-- START Entries shown --
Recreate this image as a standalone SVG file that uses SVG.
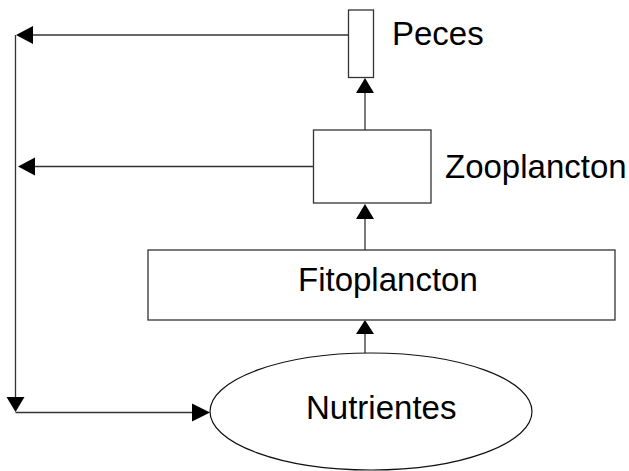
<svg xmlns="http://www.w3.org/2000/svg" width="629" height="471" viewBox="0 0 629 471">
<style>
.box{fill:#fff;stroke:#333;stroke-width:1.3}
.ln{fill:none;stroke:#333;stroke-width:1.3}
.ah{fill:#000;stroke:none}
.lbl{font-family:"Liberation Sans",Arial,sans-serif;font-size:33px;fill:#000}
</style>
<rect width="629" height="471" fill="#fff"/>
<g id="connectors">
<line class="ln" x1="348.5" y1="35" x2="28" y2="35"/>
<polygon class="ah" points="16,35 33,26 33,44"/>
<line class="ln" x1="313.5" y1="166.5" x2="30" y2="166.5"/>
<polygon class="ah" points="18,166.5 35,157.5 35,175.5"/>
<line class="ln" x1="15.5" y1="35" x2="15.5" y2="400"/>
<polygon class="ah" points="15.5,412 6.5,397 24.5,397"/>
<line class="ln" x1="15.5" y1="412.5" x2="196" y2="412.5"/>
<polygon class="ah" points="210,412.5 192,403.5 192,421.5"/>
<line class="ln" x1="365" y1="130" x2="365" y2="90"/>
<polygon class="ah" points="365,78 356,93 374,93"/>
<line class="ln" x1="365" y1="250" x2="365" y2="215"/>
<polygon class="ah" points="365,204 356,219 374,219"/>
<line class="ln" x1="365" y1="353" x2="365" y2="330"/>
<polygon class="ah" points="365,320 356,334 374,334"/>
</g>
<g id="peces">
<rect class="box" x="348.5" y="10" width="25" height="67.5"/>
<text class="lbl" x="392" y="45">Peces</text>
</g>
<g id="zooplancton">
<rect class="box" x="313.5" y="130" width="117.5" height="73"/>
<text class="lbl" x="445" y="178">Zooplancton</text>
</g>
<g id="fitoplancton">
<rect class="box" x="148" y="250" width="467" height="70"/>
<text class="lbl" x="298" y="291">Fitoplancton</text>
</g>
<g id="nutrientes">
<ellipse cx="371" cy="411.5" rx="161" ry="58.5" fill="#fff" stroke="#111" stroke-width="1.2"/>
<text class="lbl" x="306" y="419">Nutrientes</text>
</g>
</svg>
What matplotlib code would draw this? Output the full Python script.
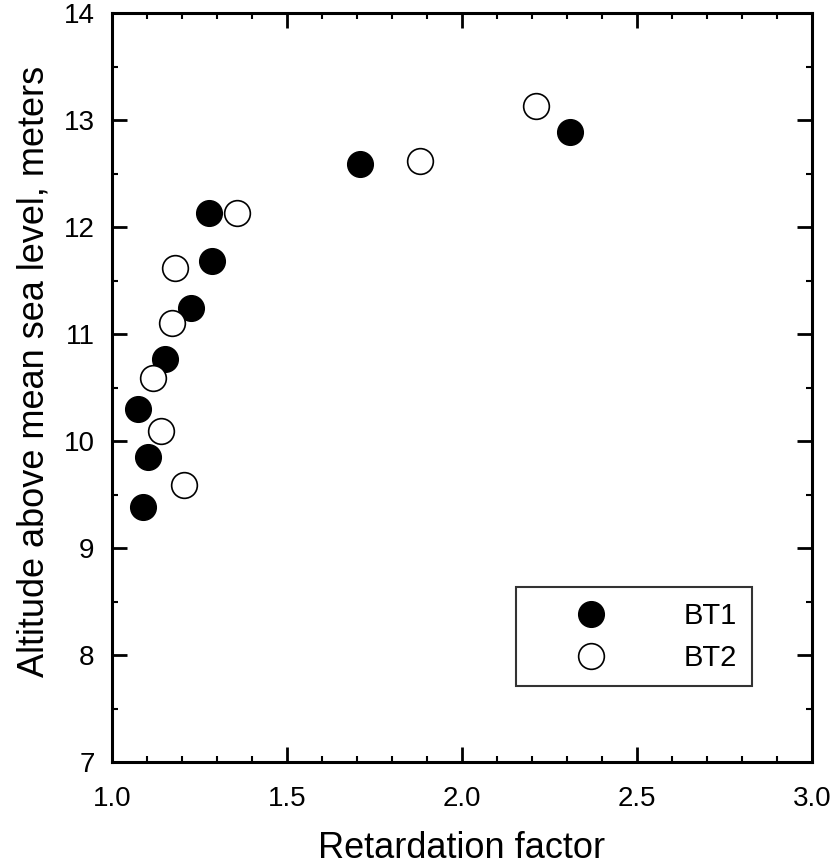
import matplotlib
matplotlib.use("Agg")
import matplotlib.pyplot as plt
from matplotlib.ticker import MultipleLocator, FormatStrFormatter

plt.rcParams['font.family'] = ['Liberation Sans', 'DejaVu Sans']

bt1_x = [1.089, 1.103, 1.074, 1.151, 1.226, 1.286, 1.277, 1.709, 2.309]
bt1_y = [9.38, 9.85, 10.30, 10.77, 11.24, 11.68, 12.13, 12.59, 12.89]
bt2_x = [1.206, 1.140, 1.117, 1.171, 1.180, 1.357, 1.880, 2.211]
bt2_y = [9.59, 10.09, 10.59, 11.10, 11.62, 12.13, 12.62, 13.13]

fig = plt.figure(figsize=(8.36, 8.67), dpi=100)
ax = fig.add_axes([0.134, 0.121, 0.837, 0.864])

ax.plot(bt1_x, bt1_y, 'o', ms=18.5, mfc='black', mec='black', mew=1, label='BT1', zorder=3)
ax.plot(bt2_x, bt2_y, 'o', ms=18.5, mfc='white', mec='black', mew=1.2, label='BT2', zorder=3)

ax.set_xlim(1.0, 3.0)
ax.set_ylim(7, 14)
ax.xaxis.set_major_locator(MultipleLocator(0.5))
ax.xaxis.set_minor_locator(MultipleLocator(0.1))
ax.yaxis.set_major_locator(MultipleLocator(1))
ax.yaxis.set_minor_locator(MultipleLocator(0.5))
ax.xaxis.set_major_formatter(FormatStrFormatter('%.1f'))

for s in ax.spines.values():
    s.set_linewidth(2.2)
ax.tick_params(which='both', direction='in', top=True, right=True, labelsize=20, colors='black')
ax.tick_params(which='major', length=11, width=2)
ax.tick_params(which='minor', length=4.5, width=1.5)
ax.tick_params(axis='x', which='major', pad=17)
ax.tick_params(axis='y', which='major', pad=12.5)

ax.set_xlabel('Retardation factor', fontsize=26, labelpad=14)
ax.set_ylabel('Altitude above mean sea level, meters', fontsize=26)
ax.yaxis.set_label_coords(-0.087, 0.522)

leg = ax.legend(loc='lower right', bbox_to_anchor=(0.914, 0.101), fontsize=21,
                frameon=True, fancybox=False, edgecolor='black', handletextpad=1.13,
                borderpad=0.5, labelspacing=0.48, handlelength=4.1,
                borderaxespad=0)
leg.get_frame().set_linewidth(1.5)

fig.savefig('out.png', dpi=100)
-- END Entries shown --
-- START Entries shown --
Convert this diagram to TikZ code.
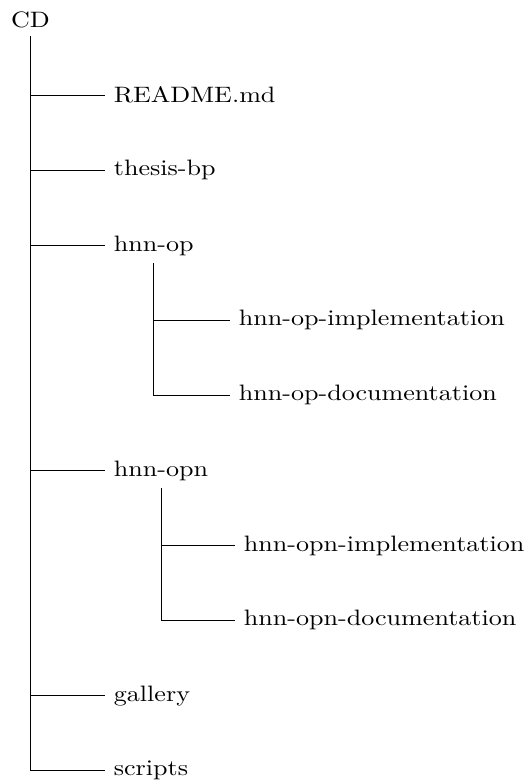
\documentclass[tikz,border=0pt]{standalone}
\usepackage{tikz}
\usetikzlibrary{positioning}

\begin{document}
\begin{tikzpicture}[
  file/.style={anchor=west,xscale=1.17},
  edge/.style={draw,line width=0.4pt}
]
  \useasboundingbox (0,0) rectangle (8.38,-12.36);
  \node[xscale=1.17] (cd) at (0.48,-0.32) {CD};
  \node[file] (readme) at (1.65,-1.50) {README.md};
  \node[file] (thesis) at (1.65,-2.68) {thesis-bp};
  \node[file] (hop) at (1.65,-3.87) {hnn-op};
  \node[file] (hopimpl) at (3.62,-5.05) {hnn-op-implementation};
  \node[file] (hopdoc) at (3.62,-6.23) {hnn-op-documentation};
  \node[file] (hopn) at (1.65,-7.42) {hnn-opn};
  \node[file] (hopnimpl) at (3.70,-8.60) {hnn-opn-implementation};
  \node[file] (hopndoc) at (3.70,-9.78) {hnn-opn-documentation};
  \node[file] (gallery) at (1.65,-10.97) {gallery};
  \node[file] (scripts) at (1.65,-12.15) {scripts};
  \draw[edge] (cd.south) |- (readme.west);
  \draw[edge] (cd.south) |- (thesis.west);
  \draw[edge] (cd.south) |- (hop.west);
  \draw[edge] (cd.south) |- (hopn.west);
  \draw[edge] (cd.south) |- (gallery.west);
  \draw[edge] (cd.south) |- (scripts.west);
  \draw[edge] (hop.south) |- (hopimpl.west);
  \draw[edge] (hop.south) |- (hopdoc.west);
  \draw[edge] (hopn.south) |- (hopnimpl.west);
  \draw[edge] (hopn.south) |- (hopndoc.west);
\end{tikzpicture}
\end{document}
-- END Entries shown --
## [What the task requires]
Your task is to retype exactly the lines from the one containing "What matplotlib code" through the one containing "ax = fig.add_axes([0.134, 0.121, 0.837, 0.864])", leaving every picture out.

## [Output for this task]
What matplotlib code would draw this? Output the full Python script.
import matplotlib
matplotlib.use("Agg")
import matplotlib.pyplot as plt
from matplotlib.ticker import MultipleLocator, FormatStrFormatter

plt.rcParams['font.family'] = ['Liberation Sans', 'DejaVu Sans']

bt1_x = [1.089, 1.103, 1.074, 1.151, 1.226, 1.286, 1.277, 1.709, 2.309]
bt1_y = [9.38, 9.85, 10.30, 10.77, 11.24, 11.68, 12.13, 12.59, 12.89]
bt2_x = [1.206, 1.140, 1.117, 1.171, 1.180, 1.357, 1.880, 2.211]
bt2_y = [9.59, 10.09, 10.59, 11.10, 11.62, 12.13, 12.62, 13.13]

fig = plt.figure(figsize=(8.36, 8.67), dpi=100)
ax = fig.add_axes([0.134, 0.121, 0.837, 0.864])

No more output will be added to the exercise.